Ранним-ранним осенним утром я выхожу из душного, набитого едва пробудившимися людьми вагона на перрон Ярославского вокзала, с восторгом и недоумением гляжу на мою Москву. Я не видела ее четыре года, а кажется - вечность. Пустынное пространство площади, родной воздух, все здесь родное и горькое - горькое от воспоминаний и от войны. Хочется спокойно и неторопливо войти в этот мир - не прежний, но знакомый - вот бы медленно идти по улицам и все узнавать. Некогда, однако.
При отъезде из Ардатова Дина внушала мне, что тотчас по приезде я должна отправиться в Нефтяной институт, где мне обязаны дать общежитие. Она очень боялась, что я явлюсь к ней и сяду ей на шею. Это, конечно было невозможно - с сыном и матерью она жила в 12-метровой комнате коммунальной квартиры. Я прямиком отправилась на Калужскую площадь, в Нефтяной институт. Оформление документов прошло молниеносно, и я стала студенткой промыслового факультета, где была самая высокая стипендия - 300 рублей на первом курсе. А общежитие, обещанное в вызове? Поезжайте в студенческий городок, там все узнаете. Там - никого. Сторож объясняет, что никого не селят, будто бы будет ремонт. Студентов нет ни одного. Что же делать? Я не помнила адреса бабушки и не знала, что ее уже нет в живых. Не помнила ни адресов, ни телефонов теток, кроме одного - телефона тети Гали, потому что он чаще всего звучал у нас дома в устах мамы - один пятнадцать два нуля. И я звоню ей и иду к ней в тот самый дом с темной лестницей на углу Армянского и Кривоколенного переулков.

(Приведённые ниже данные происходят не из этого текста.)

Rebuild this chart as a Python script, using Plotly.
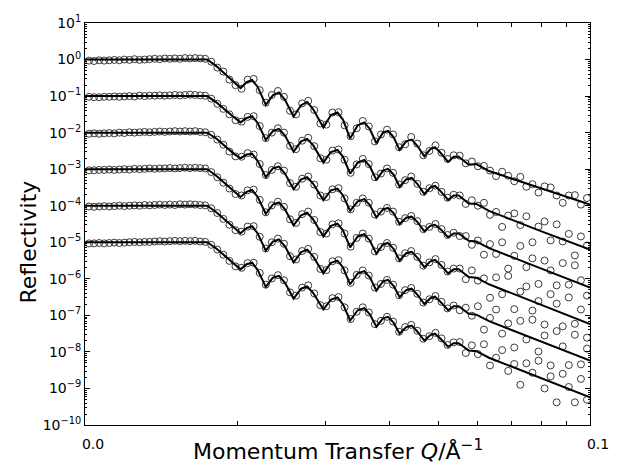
import plotly.graph_objects as go

# ---------------- data (log10 reflectivity relative to each curve's plateau) ----------------
offsets = [0, -1, -2, -3, -4, -5]   # each curve shifted by one decade for clarity

q_fit = [0.0000, 0.0242, 0.0260, 0.0279, 0.0295, 0.0308, 0.0320, 0.0331, 0.0342, 0.0358,
         0.0372, 0.0384, 0.0396, 0.0413, 0.0428, 0.0440, 0.0452, 0.0472, 0.0487, 0.0500,
         0.0511, 0.0525, 0.0540, 0.0553, 0.0564, 0.0577, 0.0590, 0.0600, 0.0611, 0.0623,
         0.0636, 0.0647, 0.0658, 0.0672, 0.0684, 0.0693, 0.0704, 0.0719, 0.0730, 0.0740,
         0.0760, 0.0775, 0.0800, 0.0900, 0.1000]

fit_0 = [0.00, 0.00, -0.18, -0.42, -0.62, -0.78, -0.62, -0.56, -0.75, -1.24, -0.98, -0.90, -1.10, -1.56, -1.25,
         -1.16, -1.36, -1.86, -1.52, -1.45, -1.65, -2.16, -1.80, -1.72, -1.90, -2.29, -2.00, -1.95, -2.12, -2.47,
         -2.24, -2.19, -2.36, -2.65, -2.45, -2.40, -2.55, -2.80, -2.66, -2.66, -2.88, -2.86, -3.05, -3.50, -3.97]
fit_1 = [0.00, 0.00, -0.17, -0.40, -0.58, -0.72, -0.60, -0.55, -0.74, -1.20, -0.96, -0.90, -1.08, -1.52, -1.24,
         -1.17, -1.35, -1.82, -1.53, -1.47, -1.66, -2.12, -1.82, -1.75, -1.92, -2.30, -2.04, -1.99, -2.15, -2.48,
         -2.28, -2.24, -2.40, -2.68, -2.50, -2.46, -2.60, -2.84, -2.72, -2.72, -2.94, -2.95, -3.14, -3.68, -4.20]
fit_2 = [0.00, 0.00, -0.16, -0.38, -0.58, -0.70, -0.60, -0.58, -0.78, -1.22, -0.98, -0.93, -1.12, -1.55, -1.28,
         -1.22, -1.40, -1.85, -1.58, -1.53, -1.72, -2.14, -1.88, -1.82, -1.98, -2.32, -2.10, -2.06, -2.20, -2.50,
         -2.33, -2.30, -2.44, -2.70, -2.55, -2.52, -2.64, -2.86, -2.76, -2.76, -2.96, -2.98, -3.16, -3.70, -4.24]
fit_3 = [0.00, 0.00, -0.18, -0.42, -0.62, -0.76, -0.62, -0.57, -0.76, -1.22, -0.97, -0.91, -1.10, -1.54, -1.26,
         -1.19, -1.38, -1.84, -1.55, -1.49, -1.68, -2.14, -1.84, -1.78, -1.95, -2.31, -2.06, -2.02, -2.18, -2.50,
         -2.30, -2.26, -2.42, -2.68, -2.52, -2.48, -2.62, -2.85, -2.74, -2.74, -2.95, -2.97, -3.15, -3.70, -4.24]
fit_4 = [0.00, 0.00, -0.18, -0.41, -0.61, -0.75, -0.61, -0.56, -0.76, -1.23, -0.98, -0.92, -1.11, -1.55, -1.27,
         -1.20, -1.39, -1.85, -1.56, -1.50, -1.69, -2.15, -1.85, -1.79, -1.96, -2.32, -2.07, -2.03, -2.19, -2.50,
         -2.31, -2.27, -2.43, -2.69, -2.53, -2.49, -2.63, -2.86, -2.75, -2.75, -2.96, -2.98, -3.16, -3.70, -4.24]
fit_5 = [0.00, 0.00, -0.17, -0.40, -0.60, -0.74, -0.60, -0.56, -0.76, -1.22, -0.97, -0.92, -1.11, -1.54, -1.27,
         -1.21, -1.39, -1.84, -1.57, -1.51, -1.70, -2.14, -1.86, -1.80, -1.97, -2.31, -2.08, -2.04, -2.20, -2.50,
         -2.32, -2.28, -2.44, -2.69, -2.54, -2.50, -2.64, -2.86, -2.76, -2.76, -2.96, -2.98, -3.16, -3.70, -4.24]

q_data = [0.0008, 0.0018, 0.0028, 0.0038, 0.0048, 0.0058, 0.0068, 0.0078, 0.0088, 0.0098, 0.0108, 0.0118,
          0.0128, 0.0138, 0.0148, 0.0158, 0.0168, 0.0178, 0.0188, 0.0198, 0.0208, 0.0218, 0.0228, 0.0238,
          0.0250, 0.0262, 0.0274, 0.0286, 0.0298, 0.0310, 0.0322, 0.0334, 0.0346, 0.0358, 0.0370, 0.0382,
          0.0394, 0.0406, 0.0418, 0.0430, 0.0442, 0.0454, 0.0466, 0.0478, 0.0490, 0.0502, 0.0514, 0.0526,
          0.0538, 0.0550, 0.0562, 0.0574, 0.0586, 0.0598, 0.0610, 0.0622, 0.0634, 0.0646, 0.0658, 0.0670,
          0.0682, 0.0694, 0.0706, 0.0718, 0.0730,
          0.0742, 0.0754, 0.0766, 0.0778, 0.0790, 0.0802, 0.0814, 0.0826, 0.0838, 0.0850, 0.0862,
          0.0874, 0.0886, 0.0898, 0.0910, 0.0922, 0.0934, 0.0946, 0.0958, 0.0970, 0.0982, 0.0994]

data_0 = [-0.03, -0.04, -0.02, -0.03, -0.02, -0.01, -0.02, 0.00, -0.01, 0.01, -0.01, 0.00,
          0.01, 0.02, 0.01, 0.03, 0.02, 0.03, 0.02, 0.04, 0.03, 0.04, 0.03, 0.02,
          -0.06, -0.22, -0.33, -0.55, -0.70, -0.80, -0.55, -0.53, -0.84, -1.18, -0.97, -0.86,
          -1.02, -1.40, -1.50, -1.20, -1.13, -1.38, -1.75, -1.78, -1.45, -1.44, -1.80, -2.10,
          -1.88, -1.68, -1.83, -2.24, -2.05, -1.92, -2.05, -2.40, -2.32, -2.12, -2.30, -2.62,
          -2.50, -2.35, -2.55, -2.72, -2.62,
          -2.63, -2.84, -2.79, -2.92, -2.91, -3.04, -3.19, -3.07, -3.18, -3.33, -3.21,
          -3.48, -3.41, -3.64, -3.47, -3.50, -3.72, -3.92, -3.72, -3.71, -3.97, -3.79]
data_1 = [-0.02, -0.03, -0.03, -0.02, -0.02, -0.01, -0.02, -0.01, 0.00, -0.01, 0.01, 0.00,
          0.01, 0.01, 0.02, 0.01, 0.02, 0.03, 0.02, 0.03, 0.04, 0.03, 0.02, 0.01,
          -0.07, -0.21, -0.35, -0.50, -0.66, -0.70, -0.57, -0.55, -0.82, -1.15, -1.00, -0.88,
          -1.00, -1.36, -1.45, -1.22, -1.14, -1.37, -1.70, -1.74, -1.49, -1.46, -1.74, -2.10,
          -1.87, -1.72, -1.86, -2.22, -2.12, -1.98, -2.10, -2.42, -2.30, -2.20, -2.40, -2.62,
          -2.52, -2.45, -2.62, -2.78, -2.70,
          -2.72, -2.95, -2.85, -3.00, -2.92, -3.25, -3.17, -3.58, -3.27, -3.21, -3.53,
          -3.29, -4.00, -3.57, -3.43, -3.95, -3.51, -3.98, -3.77, -4.36, -3.84, -4.09]
data_2 = [-0.03, -0.02, -0.03, -0.02, -0.01, -0.02, 0.00, -0.01, 0.01, 0.00, 0.01, 0.02,
          0.01, 0.02, 0.03, 0.02, 0.03, 0.04, 0.03, 0.04, 0.03, 0.04, 0.02, 0.01,
          -0.06, -0.19, -0.33, -0.52, -0.65, -0.66, -0.56, -0.60, -0.86, -1.16, -1.02, -0.92,
          -1.04, -1.38, -1.48, -1.26, -1.20, -1.42, -1.72, -1.76, -1.55, -1.52, -1.80, -2.10,
          -1.92, -1.80, -1.92, -2.24, -2.16, -2.06, -2.16, -2.44, -2.34, -2.28, -2.42, -2.64,
          -2.58, -2.50, -2.64, -2.80, -2.74,
          -2.83, -2.83, -3.07, -2.95, -3.34, -3.05, -3.32, -3.00, -3.72, -3.37, -3.10,
          -3.68, -3.44, -4.14, -3.50, -3.77, -4.18, -3.57, -4.16, -3.63, -4.04, -4.46]
data_3 = [-0.03, -0.03, -0.02, -0.02, -0.01, -0.02, -0.01, 0.00, -0.01, 0.01, 0.00, 0.01,
          0.02, 0.01, 0.02, 0.02, 0.03, 0.02, 0.03, 0.04, 0.03, 0.04, 0.03, 0.02,
          -0.08, -0.22, -0.37, -0.53, -0.68, -0.72, -0.58, -0.56, -0.84, -1.18, -0.99, -0.89,
          -1.03, -1.37, -1.47, -1.23, -1.16, -1.39, -1.72, -1.76, -1.51, -1.48, -1.76, -2.12,
          -1.88, -1.76, -1.90, -2.25, -2.13, -2.02, -2.15, -2.44, -2.30, -2.24, -2.40, -2.64,
          -2.55, -2.46, -2.62, -2.80, -2.72,
          -2.72, -3.01, -2.77, -3.05, -2.99, -3.52, -2.96, -3.42, -2.92, -3.83, -3.35,
          -3.21, -3.87, -3.61, -4.25, -3.42, -3.68, -4.30, -3.51, -4.23, -3.84, -4.61]
data_4 = [-0.02, -0.03, -0.02, -0.01, -0.02, -0.01, 0.00, -0.01, 0.00, 0.01, 0.00, 0.02,
          0.01, 0.02, 0.03, 0.02, 0.03, 0.02, 0.04, 0.03, 0.04, 0.03, 0.02, 0.01,
          -0.07, -0.20, -0.36, -0.52, -0.67, -0.71, -0.57, -0.56, -0.85, -1.17, -1.00, -0.90,
          -1.04, -1.38, -1.47, -1.24, -1.18, -1.40, -1.73, -1.76, -1.52, -1.49, -1.77, -2.11,
          -1.89, -1.77, -1.91, -2.24, -2.14, -2.03, -2.16, -2.45, -2.31, -2.25, -2.41, -2.65,
          -2.56, -2.47, -2.63, -2.81, -2.73,
          -2.86, -2.79, -3.01, -2.75, -3.39, -3.07, -2.84, -3.50, -3.22, -3.88, -3.15,
          -3.66, -3.12, -3.99, -3.55, -4.37, -3.43, -3.85, -4.36, -3.53, -4.34, -3.91]
data_5 = [-0.03, -0.03, -0.02, -0.03, -0.02, -0.01, -0.02, -0.01, 0.00, 0.01, 0.00, 0.01,
          0.01, 0.02, 0.03, 0.02, 0.03, 0.04, 0.03, 0.04, 0.03, 0.04, 0.02, 0.01,
          -0.07, -0.20, -0.34, -0.51, -0.66, -0.70, -0.57, -0.56, -0.84, -1.16, -0.99, -0.90,
          -1.04, -1.37, -1.46, -1.24, -1.18, -1.40, -1.72, -1.75, -1.53, -1.50, -1.78, -2.10,
          -1.90, -1.78, -1.92, -2.24, -2.15, -2.04, -2.17, -2.45, -2.32, -2.26, -2.42, -2.64,
          -2.57, -2.48, -2.63, -2.81, -2.74,
          -2.73, -3.03, -2.82, -3.06, -2.79, -3.37, -3.16, -2.95, -3.52, -3.33, -3.90,
          -3.31, -3.57, -3.24, -4.00, -3.67, -4.38, -3.60, -3.96, -4.38, -3.74, -4.31]

y_tick_exponents = [1, 0, -1, -2, -3, -4, -5, -6, -7, -8, -9, -10]
x_tick_labels = ["0.0", "0.1"]

fits = [fit_0, fit_1, fit_2, fit_3, fit_4, fit_5]
datas = [data_0, data_1, data_2, data_3, data_4, data_5]
for f in fits:
    assert len(f) == len(q_fit)
for d in datas:
    assert len(d) == len(q_data)

# ---------------- figure ----------------
fig = go.Figure()

for d, off in zip(datas, offsets):
    fig.add_trace(go.Scatter(
        x=q_data, y=[10 ** (v + off) for v in d], mode="markers",
        marker=dict(symbol="circle-open", size=7, color="#3a3a3a", line=dict(width=1)),
        showlegend=False, hoverinfo="skip", cliponaxis=True))

for f, off in zip(fits, offsets):
    fig.add_trace(go.Scatter(
        x=q_fit, y=[10 ** (v + off) for v in f], mode="lines",
        line=dict(color="black", width=2), showlegend=False, hoverinfo="skip"))

font_family = "DejaVu Sans, Liberation Sans, Arial, sans-serif"

# x axis: labels at the ends, short inside ticks at log-like positions (as in the original)
x_minor_pos = [0.0301, 0.0477, 0.0602, 0.0699, 0.0778, 0.0845, 0.0903, 0.0954]
fig.update_xaxes(
    range=[0, 0.1], showgrid=False, zeroline=False,
    showline=True, linecolor="black", linewidth=1, mirror="allticks",
    ticks="inside", ticklen=4, tickcolor="black",
    tickmode="array", tickvals=[0.0] + x_minor_pos + [0.1],
    ticktext=[x_tick_labels[0]] + [""] * len(x_minor_pos) + [x_tick_labels[1]],
    tickfont=dict(family=font_family, size=14, color="black"),
    ticklabelshift=8, ticklabelstandoff=6,
)

y_minor = [k * 10.0 ** e for e in range(-10, 1) for k in range(2, 10)]
fig.update_yaxes(
    type="log", range=[-10, 1], showgrid=False, zeroline=False,
    showline=True, linecolor="black", linewidth=1, mirror="allticks",
    ticks="inside", ticklen=5, tickcolor="black",
    tickmode="array", tickvals=[10.0 ** e for e in y_tick_exponents],
    ticktext=["10<sup>%s</sup>" % (str(e).replace("-", "\u2212")) for e in y_tick_exponents],
    tickfont=dict(family=font_family, size=14, color="black"),
    minor=dict(ticks="inside", ticklen=2, tickcolor="black", tickmode="array", tickvals=y_minor),
)

fig.add_annotation(
    text="Reflectivity", xref="paper", yref="paper", x=-0.112, y=0.455,
    xanchor="center", yanchor="middle", textangle=-90, showarrow=False,
    font=dict(family=font_family, size=22, color="black"))
fig.add_annotation(
    text="Momentum Transfer <i>Q</i>/Å<sup>\u22121</sup>", xref="paper", yref="paper",
    x=0.5, y=-0.062, xanchor="center", yanchor="middle", showarrow=False,
    font=dict(family=font_family, size=22, color="black"))

fig.update_layout(
    width=621, height=464,
    margin=dict(l=85, r=24, t=23, b=38),
    paper_bgcolor="white", plot_bgcolor="white",
)

fig.write_html("out.html")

Тетя Галя была одна. Наверное, поэтому она приняла меня, оставила ночевать, а на другой день повела к Павлу, своему брату и брату моего отца - пристроить меня туда. Мы пришли в не существующую ныне квартиру в доме на углу Никитской и Собиновского переулка, напротив театра Революции (напротив окон этой квартиры виднелся большой балкон в здании театра, куда летними днями иногда выходили актеры, нарядной веселой гурьбой стояли там, переговариваясь и смеясь) поздним вечером. О, эта квартира на высоком третьем этаже, с желтой каменной лестницей, темной и вонючей внизу, да и наверху не особенно чистой, с дверью, обитой дерматином, из которого клочьями вылезал войлок, с разнообразными почтовыми ящиками и четырьмя звонками. Сколько в ней было мною пережито - мрачного, трагического, стыдного, интересного, радостного - все вперемешку! Когда-то шесть комнат этой квартиры принадлежали бабушке Надежде Павловне и ее взрослым детям Павлу и Евгении. Бабушка умерла еще в 1936 г., Павла и Евгению после ареста моего отца (затем арестовали и мужа Евгении) уплотнили. В одну из комнат вселился молчаливый, как рыба, кремлевский повар с женой, работавшей билетершей в театре Революции. В другую въехало шумное рабочее семейство Гроссманов, а во время войны здесь появилась еще одна весьма колоритная фигура снабженца Дворкина, который, кажется, был настоящим жуликом.